It seems that John McCain want the FCC to force cable companies to allow us to order our cable channels ala carte in an attempt to reduce the number of unwanted channels consumers are billed for. It is an interesting proposal, but one that raises questions in my mind.
McCain wants FCC to try a la carte cable pricing test
26 Mar 2004 2:12am EST - By Brooks Boliek | WASHINGTON -- The chairman of the Senate Commerce Committee thinks it's time to begin a government-mandated experiment that could end the cable industry's practice of charging people for a group of channels whether they want them or not. Sen. John McCain, R-Ariz., a longtime critic of rising cable rates, said Thursday that he thinks the FCC should begin an pilot program that would determine whether offering cable channels a la carte would benefit consumers. McCain expressed support for the experiment to reporters, giving support to an idea initially proposed by Consumers Union director Gene Kimmelman during a hearing on cable rates. "We're looking at Mr. Kimmelman's suggestion of some kind of pilot program," he said. "I plan to talk to the FCC about it." Consumers are chafing on the programming leash the cable industry holds, and it's time to see if giving them broader latitude will help them, McCain said. "Right now, they have all the choice of a Soviet election ballot," he said. Visit HollywoodReporter.com for more ...

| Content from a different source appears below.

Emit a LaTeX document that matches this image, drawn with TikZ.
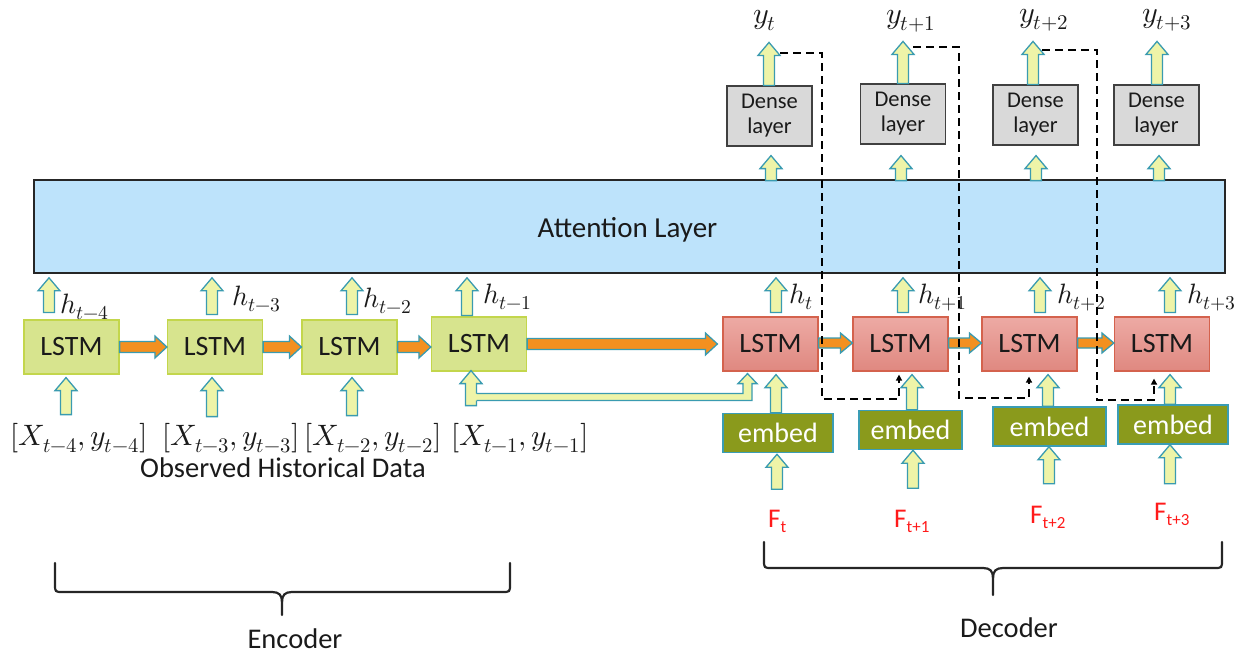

1) Do the cable companies actually charge extra for these small channels or do they themselves buy them in a "bundle?" i.e. all USA networks channels are bought simultaneously.
2) What will this do to advertising revenues? Since viewership will drop, losing the channel surfer, how will this affect the market?
3) Channels that are owned by the cable provider, do they cost money, or do the ad revenues from these channels offset some consumer costs? (Comcast owns TechTV, now, and G4 and is combining them).
4) How do new "niche" marketing channels promote themselves?
5) What if I do want all those channels? Will my overall cost increase?
Anyway, some questions. Not a lot of answers, but I think this sounds like a hairball scheme. Doing something to promote competition locally, that might reduce costs, by changing ownership rules and things like that, but all these changes have unforeseen consequences.